# [AVAILABLE DATA]
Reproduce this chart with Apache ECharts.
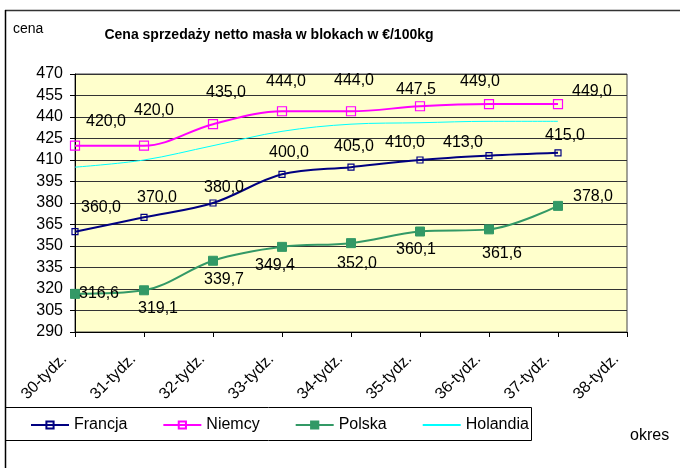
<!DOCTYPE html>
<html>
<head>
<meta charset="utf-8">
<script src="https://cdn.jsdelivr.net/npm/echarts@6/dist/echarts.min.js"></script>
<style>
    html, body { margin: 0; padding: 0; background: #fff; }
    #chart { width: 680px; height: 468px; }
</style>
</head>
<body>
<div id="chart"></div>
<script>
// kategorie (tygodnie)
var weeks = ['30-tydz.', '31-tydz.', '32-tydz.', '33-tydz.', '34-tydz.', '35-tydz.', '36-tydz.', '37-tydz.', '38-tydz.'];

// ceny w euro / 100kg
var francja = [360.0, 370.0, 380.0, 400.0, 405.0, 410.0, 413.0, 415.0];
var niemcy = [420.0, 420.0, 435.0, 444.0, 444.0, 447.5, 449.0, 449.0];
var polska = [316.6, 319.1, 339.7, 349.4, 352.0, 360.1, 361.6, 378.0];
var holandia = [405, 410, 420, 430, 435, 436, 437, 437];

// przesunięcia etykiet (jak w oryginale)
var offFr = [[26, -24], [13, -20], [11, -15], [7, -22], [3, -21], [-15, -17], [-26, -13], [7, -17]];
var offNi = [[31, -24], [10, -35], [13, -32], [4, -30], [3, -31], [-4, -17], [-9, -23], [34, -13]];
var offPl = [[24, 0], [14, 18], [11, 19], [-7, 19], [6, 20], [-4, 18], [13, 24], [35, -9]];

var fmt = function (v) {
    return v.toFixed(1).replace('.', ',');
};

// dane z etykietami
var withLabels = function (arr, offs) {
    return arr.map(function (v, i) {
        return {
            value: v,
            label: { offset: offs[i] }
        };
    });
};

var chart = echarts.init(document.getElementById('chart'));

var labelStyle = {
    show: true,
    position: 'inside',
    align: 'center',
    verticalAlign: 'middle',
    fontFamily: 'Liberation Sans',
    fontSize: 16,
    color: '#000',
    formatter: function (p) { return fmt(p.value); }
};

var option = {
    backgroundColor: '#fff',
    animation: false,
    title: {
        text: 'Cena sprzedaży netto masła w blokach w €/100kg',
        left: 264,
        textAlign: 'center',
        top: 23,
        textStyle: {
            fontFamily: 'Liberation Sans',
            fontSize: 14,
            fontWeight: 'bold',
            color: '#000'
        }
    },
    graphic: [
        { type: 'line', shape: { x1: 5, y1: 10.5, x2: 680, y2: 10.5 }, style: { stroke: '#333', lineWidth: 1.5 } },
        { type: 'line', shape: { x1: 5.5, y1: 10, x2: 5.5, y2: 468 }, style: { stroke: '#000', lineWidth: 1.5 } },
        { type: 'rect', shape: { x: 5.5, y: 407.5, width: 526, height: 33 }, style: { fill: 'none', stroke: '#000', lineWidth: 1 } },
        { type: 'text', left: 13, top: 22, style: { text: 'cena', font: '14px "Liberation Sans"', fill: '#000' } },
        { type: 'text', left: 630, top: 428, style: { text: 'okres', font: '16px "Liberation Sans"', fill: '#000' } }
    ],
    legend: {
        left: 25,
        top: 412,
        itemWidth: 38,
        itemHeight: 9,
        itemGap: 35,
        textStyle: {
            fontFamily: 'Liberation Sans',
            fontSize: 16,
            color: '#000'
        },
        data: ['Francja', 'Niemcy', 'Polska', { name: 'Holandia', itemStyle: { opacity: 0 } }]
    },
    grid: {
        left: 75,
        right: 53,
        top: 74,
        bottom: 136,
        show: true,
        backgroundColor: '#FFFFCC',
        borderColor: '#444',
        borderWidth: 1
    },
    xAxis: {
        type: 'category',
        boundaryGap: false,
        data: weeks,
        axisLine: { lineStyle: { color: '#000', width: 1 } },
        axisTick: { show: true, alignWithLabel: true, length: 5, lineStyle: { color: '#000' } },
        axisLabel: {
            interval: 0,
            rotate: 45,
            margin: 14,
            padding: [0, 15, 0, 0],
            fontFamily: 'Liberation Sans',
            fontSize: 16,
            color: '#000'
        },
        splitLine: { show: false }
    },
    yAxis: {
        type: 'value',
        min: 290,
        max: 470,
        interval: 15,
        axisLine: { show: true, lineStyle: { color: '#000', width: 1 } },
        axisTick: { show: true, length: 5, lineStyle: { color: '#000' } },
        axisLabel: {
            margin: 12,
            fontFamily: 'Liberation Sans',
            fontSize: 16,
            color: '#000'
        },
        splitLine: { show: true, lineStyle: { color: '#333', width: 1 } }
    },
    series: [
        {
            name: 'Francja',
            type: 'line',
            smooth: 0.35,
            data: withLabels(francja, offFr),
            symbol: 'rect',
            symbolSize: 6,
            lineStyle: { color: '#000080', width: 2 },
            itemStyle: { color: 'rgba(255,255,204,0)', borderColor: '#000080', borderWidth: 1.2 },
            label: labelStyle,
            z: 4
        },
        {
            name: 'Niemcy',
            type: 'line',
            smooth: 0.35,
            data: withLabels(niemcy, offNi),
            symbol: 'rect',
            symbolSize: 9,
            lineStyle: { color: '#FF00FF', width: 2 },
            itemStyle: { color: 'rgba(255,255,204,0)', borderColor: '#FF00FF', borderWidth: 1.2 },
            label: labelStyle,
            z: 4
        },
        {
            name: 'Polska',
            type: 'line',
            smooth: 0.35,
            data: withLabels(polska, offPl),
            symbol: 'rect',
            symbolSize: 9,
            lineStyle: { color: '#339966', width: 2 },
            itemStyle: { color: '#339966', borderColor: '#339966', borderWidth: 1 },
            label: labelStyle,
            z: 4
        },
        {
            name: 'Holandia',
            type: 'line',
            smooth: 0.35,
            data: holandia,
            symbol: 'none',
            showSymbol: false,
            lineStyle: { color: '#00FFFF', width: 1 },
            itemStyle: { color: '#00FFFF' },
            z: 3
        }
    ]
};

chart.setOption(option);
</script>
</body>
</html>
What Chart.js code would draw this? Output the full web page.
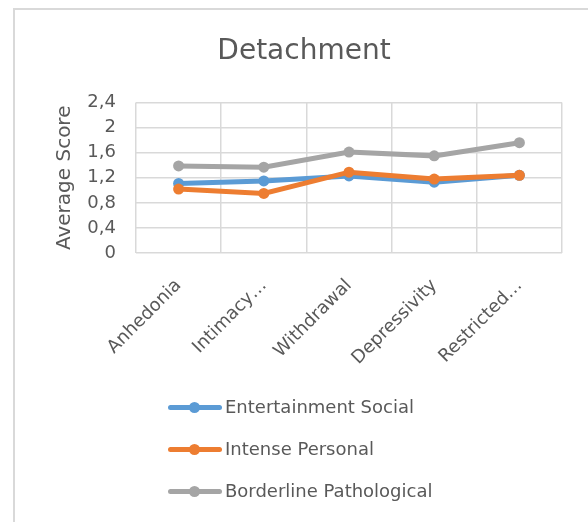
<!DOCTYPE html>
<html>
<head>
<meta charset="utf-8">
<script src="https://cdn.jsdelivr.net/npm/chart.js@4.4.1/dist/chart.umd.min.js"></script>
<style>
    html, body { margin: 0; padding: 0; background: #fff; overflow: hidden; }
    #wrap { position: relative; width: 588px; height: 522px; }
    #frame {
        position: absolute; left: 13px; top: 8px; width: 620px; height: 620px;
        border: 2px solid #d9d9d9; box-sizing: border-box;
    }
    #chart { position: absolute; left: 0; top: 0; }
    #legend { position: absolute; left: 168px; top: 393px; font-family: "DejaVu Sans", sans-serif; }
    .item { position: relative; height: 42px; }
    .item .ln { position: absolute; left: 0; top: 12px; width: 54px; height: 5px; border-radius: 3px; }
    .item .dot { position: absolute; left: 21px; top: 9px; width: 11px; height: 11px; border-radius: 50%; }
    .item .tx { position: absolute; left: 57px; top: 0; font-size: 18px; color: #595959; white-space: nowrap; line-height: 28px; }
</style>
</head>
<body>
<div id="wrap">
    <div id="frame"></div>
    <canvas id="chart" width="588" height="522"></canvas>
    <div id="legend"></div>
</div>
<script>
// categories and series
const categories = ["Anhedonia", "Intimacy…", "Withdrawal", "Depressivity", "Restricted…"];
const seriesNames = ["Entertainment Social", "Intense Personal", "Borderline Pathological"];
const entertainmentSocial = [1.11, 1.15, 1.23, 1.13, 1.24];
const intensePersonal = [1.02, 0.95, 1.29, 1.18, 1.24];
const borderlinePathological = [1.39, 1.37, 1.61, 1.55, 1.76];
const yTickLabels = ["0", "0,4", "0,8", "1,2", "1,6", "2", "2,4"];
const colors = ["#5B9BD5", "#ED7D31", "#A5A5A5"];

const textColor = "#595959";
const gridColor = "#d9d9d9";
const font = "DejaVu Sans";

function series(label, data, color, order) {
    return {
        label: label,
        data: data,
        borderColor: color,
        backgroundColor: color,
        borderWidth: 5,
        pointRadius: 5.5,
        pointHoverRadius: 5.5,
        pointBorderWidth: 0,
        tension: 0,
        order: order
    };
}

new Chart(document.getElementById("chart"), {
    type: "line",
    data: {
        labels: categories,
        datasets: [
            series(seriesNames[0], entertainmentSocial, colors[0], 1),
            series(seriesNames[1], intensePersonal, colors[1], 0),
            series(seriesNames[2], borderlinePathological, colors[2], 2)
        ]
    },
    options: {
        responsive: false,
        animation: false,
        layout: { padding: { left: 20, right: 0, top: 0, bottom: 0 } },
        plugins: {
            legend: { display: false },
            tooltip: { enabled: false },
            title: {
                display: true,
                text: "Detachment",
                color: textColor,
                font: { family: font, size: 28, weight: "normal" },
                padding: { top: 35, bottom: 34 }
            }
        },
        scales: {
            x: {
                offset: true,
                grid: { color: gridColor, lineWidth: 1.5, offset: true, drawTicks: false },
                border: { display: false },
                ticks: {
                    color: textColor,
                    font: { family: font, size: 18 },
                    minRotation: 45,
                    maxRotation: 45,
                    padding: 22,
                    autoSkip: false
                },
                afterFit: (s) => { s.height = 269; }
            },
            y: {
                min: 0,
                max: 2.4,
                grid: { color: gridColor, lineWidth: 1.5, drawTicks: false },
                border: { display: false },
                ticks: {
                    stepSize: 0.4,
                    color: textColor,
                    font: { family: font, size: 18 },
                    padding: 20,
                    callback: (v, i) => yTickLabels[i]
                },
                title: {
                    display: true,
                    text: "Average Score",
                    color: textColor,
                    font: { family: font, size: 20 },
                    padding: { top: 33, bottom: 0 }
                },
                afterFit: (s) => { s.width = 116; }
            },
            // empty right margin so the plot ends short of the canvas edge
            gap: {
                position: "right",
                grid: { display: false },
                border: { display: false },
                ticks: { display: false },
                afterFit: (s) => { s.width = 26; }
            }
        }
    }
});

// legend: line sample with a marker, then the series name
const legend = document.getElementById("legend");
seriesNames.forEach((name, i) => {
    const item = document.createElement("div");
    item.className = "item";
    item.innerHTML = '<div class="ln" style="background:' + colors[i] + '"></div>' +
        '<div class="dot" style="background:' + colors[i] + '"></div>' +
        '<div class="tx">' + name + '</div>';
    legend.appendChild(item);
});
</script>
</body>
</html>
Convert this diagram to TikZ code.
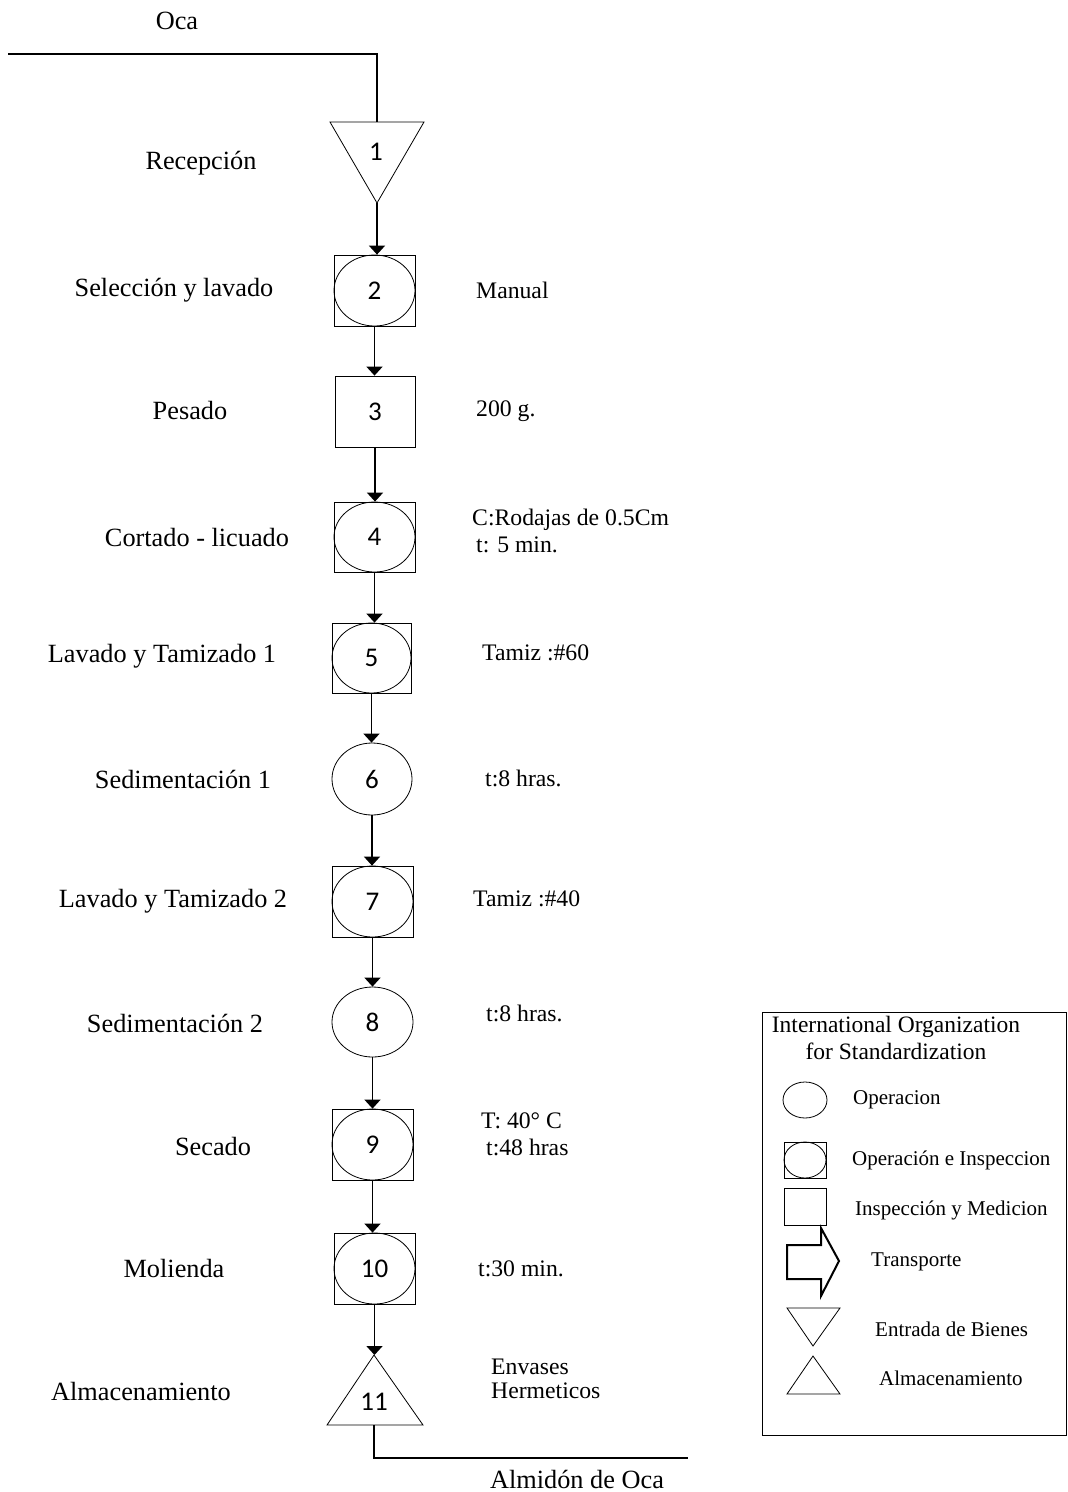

# [THE PROBLEM]
Give the number of lines in the listing above that hold the string "code", with nothing else.

# [RESULT FOR THIS TASK]
2